### DIRECTION
Restate the lines word for word, from the first line of the records through the line containing "(A) circle (94);". Leave out the pictures and anything after that line.

— start of RECORDS TO PROCESS —

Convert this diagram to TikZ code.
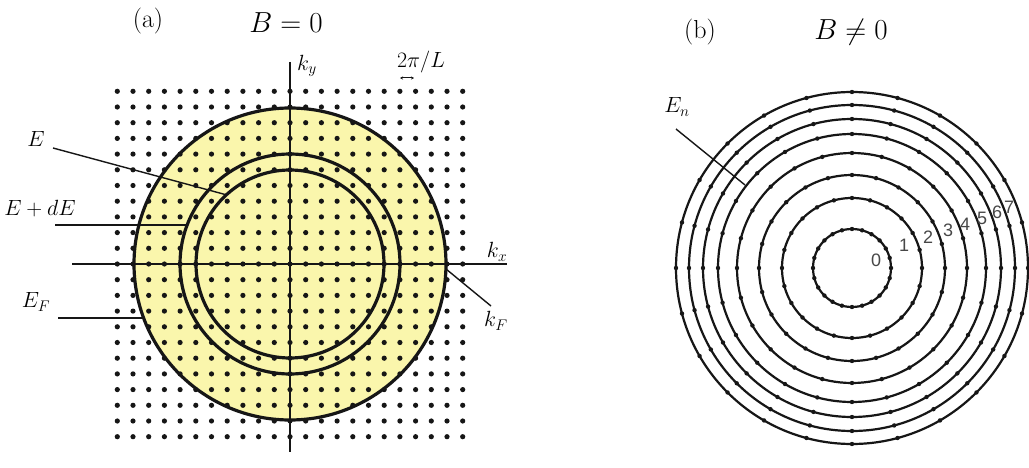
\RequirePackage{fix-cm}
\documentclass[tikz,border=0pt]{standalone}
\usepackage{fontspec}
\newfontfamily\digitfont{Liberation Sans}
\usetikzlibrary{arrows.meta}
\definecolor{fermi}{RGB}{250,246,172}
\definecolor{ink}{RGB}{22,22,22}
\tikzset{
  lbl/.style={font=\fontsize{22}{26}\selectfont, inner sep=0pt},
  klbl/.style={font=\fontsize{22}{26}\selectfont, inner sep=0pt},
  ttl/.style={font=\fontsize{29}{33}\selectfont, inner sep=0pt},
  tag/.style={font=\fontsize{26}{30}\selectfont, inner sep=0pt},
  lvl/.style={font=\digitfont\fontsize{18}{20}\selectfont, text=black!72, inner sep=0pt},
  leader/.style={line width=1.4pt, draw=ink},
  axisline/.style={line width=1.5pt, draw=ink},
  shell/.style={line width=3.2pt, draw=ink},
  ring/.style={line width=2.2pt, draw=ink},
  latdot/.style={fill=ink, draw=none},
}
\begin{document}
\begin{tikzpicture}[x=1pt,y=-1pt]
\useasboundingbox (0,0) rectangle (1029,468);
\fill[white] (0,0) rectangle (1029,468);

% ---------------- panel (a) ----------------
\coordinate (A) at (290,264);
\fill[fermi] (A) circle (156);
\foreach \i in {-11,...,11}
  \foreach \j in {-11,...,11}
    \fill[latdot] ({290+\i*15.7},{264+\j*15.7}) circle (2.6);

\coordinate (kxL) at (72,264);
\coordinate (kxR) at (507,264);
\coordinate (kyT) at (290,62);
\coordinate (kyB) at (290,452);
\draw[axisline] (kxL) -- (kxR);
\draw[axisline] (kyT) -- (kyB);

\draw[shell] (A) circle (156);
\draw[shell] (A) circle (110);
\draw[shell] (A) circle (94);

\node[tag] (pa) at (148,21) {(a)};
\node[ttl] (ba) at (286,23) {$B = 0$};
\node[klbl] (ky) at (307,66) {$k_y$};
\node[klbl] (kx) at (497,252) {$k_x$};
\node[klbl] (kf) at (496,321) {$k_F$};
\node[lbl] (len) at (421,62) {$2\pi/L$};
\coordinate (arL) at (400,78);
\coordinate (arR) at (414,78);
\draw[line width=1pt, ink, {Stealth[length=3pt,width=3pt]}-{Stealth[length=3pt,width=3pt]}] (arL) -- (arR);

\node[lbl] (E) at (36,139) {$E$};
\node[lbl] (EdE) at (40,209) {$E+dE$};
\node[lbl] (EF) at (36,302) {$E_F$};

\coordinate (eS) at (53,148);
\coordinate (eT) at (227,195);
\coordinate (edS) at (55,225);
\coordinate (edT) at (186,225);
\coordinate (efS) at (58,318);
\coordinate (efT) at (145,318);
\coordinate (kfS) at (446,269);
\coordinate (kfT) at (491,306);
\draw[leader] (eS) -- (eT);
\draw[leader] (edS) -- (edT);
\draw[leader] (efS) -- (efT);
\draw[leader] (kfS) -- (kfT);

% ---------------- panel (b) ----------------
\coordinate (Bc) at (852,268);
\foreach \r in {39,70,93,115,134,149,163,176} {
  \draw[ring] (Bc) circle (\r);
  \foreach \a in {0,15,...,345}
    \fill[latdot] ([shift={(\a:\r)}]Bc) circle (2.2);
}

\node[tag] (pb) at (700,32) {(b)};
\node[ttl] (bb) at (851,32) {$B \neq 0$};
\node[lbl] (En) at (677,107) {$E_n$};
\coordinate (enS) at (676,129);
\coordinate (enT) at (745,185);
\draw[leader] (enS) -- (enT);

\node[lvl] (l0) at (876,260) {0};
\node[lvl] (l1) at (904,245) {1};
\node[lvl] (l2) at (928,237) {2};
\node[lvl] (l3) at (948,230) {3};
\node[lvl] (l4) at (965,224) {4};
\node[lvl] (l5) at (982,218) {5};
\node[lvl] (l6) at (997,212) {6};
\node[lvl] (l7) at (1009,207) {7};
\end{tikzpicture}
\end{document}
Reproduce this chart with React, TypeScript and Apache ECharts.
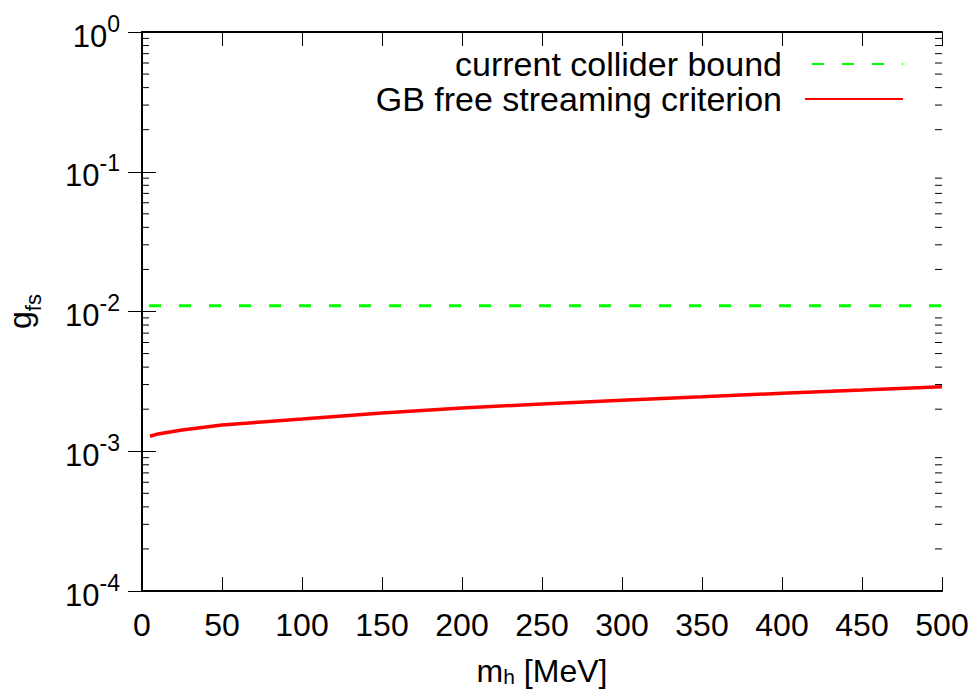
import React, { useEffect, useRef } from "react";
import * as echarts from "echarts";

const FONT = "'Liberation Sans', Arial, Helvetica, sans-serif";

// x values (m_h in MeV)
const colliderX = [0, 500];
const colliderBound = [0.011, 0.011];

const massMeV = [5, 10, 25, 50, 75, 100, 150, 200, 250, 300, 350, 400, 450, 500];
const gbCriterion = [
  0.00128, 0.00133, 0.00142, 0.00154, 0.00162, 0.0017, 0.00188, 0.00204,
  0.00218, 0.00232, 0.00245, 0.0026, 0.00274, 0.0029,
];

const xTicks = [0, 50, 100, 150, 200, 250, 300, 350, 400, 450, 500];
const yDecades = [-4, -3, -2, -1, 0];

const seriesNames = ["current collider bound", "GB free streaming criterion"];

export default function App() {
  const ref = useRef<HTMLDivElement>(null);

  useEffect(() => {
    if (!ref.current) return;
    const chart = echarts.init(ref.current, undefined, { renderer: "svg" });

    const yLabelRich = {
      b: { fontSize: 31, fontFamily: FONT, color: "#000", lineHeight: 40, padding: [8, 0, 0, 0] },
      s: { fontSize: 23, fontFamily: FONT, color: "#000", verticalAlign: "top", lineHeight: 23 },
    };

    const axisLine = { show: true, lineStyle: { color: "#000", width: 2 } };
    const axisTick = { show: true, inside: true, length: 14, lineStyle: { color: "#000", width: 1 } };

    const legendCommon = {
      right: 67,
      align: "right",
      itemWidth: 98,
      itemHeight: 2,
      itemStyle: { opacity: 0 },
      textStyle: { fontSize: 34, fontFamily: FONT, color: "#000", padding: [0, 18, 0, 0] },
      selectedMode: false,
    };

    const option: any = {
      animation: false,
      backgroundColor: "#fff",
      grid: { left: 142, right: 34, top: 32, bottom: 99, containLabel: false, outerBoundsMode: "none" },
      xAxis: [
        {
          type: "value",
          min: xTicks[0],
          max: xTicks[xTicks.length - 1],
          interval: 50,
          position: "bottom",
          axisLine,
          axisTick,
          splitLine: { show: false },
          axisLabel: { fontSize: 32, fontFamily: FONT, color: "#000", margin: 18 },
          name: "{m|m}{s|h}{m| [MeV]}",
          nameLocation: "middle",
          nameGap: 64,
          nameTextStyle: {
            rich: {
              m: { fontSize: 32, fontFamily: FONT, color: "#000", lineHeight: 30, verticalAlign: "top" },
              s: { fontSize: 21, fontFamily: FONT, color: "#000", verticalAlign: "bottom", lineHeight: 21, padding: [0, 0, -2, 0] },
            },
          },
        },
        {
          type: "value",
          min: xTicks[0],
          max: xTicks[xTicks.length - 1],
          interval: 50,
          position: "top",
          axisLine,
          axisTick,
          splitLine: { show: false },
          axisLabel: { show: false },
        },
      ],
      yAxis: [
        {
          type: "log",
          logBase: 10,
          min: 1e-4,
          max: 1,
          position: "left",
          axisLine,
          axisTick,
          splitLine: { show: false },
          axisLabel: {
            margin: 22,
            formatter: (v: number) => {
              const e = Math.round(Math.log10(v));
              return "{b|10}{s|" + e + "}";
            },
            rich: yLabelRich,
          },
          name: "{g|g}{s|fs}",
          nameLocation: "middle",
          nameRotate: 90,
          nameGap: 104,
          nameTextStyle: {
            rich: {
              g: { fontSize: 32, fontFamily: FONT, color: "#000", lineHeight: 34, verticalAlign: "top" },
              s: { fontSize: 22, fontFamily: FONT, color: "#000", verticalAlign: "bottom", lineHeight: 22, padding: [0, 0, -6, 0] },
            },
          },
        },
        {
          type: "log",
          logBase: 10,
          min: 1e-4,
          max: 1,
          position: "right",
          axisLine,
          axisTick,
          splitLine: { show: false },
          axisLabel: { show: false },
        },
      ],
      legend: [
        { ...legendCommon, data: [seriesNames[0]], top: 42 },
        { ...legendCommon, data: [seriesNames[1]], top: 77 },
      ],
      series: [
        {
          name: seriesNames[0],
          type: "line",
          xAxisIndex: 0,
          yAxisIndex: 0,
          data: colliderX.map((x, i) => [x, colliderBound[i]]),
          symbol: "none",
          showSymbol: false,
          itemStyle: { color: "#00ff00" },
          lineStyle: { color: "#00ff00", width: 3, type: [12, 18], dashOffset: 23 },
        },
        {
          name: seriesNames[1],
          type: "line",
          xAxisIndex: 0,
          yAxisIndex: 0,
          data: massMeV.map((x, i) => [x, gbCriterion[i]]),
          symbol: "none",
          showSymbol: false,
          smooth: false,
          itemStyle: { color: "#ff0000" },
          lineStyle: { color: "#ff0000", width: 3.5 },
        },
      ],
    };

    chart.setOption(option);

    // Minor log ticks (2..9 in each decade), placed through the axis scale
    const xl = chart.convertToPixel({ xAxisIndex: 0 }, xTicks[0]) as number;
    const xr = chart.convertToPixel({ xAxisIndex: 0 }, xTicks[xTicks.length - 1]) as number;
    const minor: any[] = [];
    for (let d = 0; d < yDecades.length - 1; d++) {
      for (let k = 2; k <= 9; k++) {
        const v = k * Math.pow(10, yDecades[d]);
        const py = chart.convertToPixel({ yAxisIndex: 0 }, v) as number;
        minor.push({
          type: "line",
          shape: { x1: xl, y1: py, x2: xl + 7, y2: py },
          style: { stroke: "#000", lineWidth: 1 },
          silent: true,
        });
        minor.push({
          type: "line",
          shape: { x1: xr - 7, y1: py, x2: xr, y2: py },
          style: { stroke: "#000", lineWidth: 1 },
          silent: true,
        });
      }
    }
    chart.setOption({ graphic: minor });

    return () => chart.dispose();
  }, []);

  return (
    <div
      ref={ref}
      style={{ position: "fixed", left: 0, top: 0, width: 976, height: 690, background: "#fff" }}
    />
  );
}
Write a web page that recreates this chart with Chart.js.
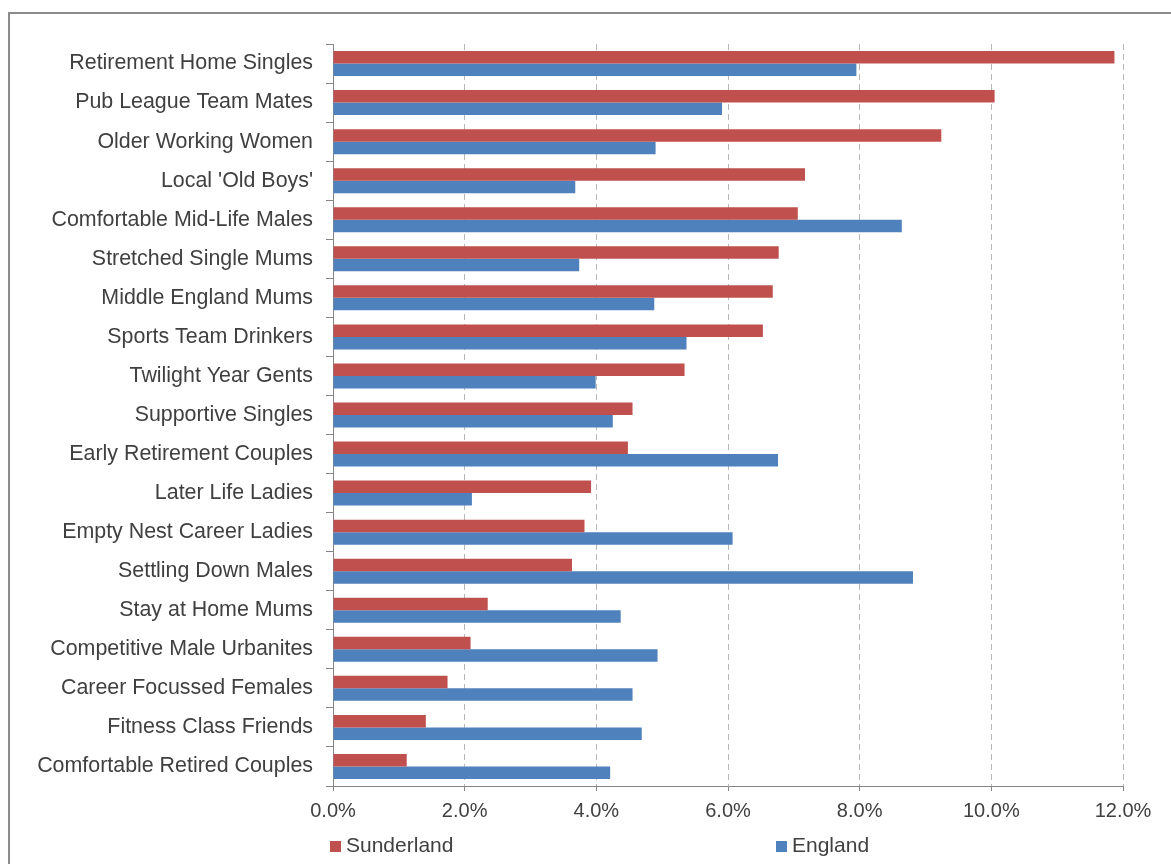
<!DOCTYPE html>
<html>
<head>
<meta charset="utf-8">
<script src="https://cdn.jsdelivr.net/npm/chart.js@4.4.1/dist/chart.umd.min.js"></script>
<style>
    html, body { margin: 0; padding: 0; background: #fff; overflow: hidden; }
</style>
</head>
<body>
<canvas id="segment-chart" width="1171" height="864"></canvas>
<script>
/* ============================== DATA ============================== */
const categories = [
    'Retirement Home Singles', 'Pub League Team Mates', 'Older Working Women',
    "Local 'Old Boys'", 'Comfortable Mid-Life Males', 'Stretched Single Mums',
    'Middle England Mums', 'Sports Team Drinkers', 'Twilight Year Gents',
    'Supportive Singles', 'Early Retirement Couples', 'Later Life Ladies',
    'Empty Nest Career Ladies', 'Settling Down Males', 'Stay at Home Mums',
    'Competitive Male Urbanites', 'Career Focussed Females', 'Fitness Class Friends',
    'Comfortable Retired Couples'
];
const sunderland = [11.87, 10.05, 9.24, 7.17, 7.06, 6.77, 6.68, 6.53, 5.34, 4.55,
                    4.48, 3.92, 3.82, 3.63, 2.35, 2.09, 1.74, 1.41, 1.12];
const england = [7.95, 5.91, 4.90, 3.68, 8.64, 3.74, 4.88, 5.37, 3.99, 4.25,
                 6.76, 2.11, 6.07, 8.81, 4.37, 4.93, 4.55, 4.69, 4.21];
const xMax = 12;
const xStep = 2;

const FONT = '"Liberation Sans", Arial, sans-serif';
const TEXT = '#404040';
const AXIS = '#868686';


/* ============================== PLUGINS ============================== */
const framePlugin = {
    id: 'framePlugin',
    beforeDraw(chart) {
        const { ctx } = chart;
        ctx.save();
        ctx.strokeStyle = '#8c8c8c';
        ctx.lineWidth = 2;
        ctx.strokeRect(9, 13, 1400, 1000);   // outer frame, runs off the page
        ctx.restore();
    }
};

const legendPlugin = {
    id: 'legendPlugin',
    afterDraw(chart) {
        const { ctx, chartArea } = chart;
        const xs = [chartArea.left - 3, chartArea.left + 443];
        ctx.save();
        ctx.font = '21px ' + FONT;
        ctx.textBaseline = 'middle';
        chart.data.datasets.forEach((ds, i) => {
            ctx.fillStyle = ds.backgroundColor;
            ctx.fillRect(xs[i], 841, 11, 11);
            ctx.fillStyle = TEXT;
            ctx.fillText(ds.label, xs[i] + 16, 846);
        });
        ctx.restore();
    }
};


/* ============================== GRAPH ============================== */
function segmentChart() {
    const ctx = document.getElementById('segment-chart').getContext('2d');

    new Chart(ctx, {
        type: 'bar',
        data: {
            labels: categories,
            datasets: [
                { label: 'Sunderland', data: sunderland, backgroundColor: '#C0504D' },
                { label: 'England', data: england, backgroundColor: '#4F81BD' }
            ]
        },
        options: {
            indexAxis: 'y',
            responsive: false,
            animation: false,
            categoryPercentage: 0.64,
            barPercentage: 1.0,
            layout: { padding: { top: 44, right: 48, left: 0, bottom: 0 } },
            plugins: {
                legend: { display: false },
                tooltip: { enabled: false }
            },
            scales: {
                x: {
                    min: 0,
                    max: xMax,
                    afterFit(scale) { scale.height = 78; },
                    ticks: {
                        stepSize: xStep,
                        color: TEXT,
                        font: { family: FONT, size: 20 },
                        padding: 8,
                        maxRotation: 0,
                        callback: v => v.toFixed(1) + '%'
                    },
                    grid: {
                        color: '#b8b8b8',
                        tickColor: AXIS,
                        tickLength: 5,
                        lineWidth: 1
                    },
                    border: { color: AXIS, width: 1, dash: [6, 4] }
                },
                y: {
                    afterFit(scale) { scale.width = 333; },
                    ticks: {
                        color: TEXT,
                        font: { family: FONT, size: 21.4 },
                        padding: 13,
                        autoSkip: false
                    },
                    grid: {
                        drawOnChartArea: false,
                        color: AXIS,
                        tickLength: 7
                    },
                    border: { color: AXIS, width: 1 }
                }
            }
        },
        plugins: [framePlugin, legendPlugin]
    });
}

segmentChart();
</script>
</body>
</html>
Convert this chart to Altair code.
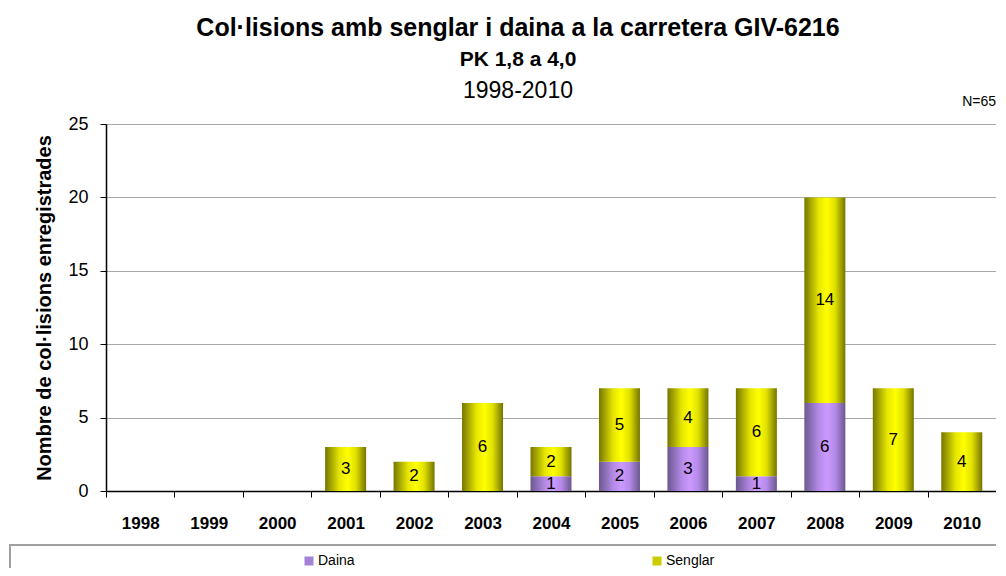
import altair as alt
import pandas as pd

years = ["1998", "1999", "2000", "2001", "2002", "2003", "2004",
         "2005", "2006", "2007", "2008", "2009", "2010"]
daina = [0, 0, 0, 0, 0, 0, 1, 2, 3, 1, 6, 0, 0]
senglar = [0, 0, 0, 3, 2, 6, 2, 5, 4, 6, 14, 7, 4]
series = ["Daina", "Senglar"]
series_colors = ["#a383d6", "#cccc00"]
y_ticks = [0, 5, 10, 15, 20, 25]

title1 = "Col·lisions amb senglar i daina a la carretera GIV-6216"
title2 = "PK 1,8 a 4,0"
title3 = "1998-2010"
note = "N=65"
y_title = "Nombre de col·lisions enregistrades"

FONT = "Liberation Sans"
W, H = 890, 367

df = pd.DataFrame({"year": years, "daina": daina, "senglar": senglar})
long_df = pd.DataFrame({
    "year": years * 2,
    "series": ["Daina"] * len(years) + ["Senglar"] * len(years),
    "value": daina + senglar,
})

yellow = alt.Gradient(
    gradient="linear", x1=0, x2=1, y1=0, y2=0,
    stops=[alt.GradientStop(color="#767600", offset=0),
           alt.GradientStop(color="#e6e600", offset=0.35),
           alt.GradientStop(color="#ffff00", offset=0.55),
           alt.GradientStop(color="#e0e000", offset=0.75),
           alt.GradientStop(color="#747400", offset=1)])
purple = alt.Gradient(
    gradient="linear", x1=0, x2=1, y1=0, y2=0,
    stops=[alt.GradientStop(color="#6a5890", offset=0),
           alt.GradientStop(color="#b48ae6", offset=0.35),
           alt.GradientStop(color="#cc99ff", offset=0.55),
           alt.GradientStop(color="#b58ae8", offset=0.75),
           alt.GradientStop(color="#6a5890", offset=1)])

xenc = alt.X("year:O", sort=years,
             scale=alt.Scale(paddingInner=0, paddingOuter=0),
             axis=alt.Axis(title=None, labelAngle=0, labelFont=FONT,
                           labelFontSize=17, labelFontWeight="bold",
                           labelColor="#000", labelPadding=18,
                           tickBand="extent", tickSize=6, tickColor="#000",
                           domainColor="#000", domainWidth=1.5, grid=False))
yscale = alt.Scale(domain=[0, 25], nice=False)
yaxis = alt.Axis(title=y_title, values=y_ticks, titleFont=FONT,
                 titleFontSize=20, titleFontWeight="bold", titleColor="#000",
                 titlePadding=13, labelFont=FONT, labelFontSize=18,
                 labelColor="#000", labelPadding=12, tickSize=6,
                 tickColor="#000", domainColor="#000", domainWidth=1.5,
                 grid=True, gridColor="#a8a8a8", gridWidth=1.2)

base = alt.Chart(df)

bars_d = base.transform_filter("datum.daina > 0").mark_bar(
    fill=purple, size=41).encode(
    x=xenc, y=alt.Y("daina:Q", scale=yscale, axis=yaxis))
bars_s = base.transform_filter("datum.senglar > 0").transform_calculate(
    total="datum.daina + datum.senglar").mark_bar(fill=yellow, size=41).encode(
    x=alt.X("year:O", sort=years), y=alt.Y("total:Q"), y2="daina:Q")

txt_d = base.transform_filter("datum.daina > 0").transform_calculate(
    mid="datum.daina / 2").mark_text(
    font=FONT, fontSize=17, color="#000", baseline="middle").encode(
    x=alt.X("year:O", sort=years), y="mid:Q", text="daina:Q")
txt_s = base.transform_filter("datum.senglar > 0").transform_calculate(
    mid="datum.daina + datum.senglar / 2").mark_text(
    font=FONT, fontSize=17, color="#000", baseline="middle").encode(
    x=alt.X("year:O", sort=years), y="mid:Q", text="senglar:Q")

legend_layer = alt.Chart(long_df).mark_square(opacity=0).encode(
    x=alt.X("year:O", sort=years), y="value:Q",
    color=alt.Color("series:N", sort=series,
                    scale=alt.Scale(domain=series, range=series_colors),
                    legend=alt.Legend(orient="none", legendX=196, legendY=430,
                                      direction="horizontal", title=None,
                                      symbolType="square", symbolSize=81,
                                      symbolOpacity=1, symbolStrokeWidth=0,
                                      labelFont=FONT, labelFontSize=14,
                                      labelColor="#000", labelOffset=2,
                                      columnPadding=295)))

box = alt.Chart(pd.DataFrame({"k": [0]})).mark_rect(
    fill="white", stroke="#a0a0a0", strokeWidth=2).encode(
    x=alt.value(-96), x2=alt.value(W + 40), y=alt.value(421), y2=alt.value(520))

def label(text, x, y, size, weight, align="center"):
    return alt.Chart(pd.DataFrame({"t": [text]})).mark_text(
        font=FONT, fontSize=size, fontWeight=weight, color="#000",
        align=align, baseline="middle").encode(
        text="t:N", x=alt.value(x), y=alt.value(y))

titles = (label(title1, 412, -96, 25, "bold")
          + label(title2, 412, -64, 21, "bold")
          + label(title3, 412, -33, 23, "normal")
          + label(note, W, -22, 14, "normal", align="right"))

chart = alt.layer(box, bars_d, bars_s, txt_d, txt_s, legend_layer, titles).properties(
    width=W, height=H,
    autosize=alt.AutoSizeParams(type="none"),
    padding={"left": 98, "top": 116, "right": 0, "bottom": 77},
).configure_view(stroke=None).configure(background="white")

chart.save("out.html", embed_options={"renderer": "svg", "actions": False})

— end of RECORDS TO PROCESS —

### EXERCISE OUTPUT
Convert this diagram to TikZ code.
\RequirePackage{fix-cm}
\documentclass[tikz,border=0pt]{standalone}
\usepackage{fontspec}
\newfontfamily\digitfont{Liberation Sans}
\usetikzlibrary{arrows.meta}
\definecolor{fermi}{RGB}{250,246,172}
\definecolor{ink}{RGB}{22,22,22}
\tikzset{
  lbl/.style={font=\fontsize{22}{26}\selectfont, inner sep=0pt},
  klbl/.style={font=\fontsize{22}{26}\selectfont, inner sep=0pt},
  ttl/.style={font=\fontsize{29}{33}\selectfont, inner sep=0pt},
  tag/.style={font=\fontsize{26}{30}\selectfont, inner sep=0pt},
  lvl/.style={font=\digitfont\fontsize{18}{20}\selectfont, text=black!72, inner sep=0pt},
  leader/.style={line width=1.4pt, draw=ink},
  axisline/.style={line width=1.5pt, draw=ink},
  shell/.style={line width=3.2pt, draw=ink},
  ring/.style={line width=2.2pt, draw=ink},
  latdot/.style={fill=ink, draw=none},
}
\begin{document}
\begin{tikzpicture}[x=1pt,y=-1pt]
\useasboundingbox (0,0) rectangle (1029,468);
\fill[white] (0,0) rectangle (1029,468);

% ---------------- panel (a) ----------------
\coordinate (A) at (290,264);
\fill[fermi] (A) circle (156);
\foreach \i in {-11,...,11}
  \foreach \j in {-11,...,11}
    \fill[latdot] ({290+\i*15.7},{264+\j*15.7}) circle (2.6);

\coordinate (kxL) at (72,264);
\coordinate (kxR) at (507,264);
\coordinate (kyT) at (290,62);
\coordinate (kyB) at (290,452);
\draw[axisline] (kxL) -- (kxR);
\draw[axisline] (kyT) -- (kyB);

\draw[shell] (A) circle (156);
\draw[shell] (A) circle (110);
\draw[shell] (A) circle (94);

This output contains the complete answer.